* **Short task**:
Print nothing but the lines from the start of the listing below through the line that contains "import plotly.graph_objects as go". Do not include the pictures.
** start **
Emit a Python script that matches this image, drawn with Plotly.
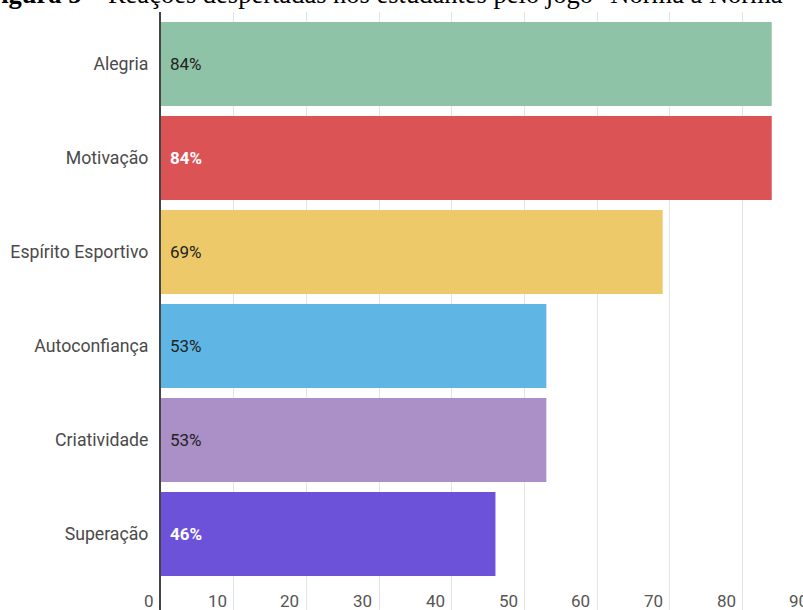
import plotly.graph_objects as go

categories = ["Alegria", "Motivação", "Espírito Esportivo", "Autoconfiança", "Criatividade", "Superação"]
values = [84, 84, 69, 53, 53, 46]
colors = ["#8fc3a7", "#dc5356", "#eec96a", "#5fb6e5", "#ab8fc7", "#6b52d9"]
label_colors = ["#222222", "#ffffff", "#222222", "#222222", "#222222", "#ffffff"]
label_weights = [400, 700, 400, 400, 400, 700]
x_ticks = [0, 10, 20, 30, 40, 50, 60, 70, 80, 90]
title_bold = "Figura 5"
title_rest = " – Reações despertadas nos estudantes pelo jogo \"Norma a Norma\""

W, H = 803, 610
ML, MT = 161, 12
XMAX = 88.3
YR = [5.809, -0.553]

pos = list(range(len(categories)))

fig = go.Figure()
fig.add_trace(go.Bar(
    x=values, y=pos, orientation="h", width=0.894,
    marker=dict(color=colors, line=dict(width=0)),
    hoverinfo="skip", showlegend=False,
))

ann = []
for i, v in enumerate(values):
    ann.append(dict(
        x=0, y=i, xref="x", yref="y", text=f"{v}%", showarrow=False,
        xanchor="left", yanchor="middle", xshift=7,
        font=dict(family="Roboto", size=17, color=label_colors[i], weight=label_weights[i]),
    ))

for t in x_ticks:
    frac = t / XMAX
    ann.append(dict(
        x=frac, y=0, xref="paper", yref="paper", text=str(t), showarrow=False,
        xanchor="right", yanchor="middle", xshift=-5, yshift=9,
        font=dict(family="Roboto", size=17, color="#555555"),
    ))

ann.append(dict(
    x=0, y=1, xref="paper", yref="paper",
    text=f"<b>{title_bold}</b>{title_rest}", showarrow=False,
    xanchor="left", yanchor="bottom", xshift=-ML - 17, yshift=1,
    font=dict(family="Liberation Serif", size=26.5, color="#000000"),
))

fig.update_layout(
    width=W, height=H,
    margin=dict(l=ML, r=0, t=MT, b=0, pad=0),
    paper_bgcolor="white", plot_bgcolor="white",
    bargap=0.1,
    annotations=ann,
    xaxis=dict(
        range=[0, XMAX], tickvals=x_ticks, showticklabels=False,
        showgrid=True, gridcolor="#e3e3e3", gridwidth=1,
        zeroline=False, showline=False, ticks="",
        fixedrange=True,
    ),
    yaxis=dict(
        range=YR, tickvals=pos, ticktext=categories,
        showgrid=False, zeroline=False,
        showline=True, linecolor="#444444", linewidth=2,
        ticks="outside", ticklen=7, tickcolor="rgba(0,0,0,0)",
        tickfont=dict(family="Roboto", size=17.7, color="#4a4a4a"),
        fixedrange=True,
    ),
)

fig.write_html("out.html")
** end **
* **Exercise solution**:
Emit a Python script that matches this image, drawn with Plotly.
import plotly.graph_objects as go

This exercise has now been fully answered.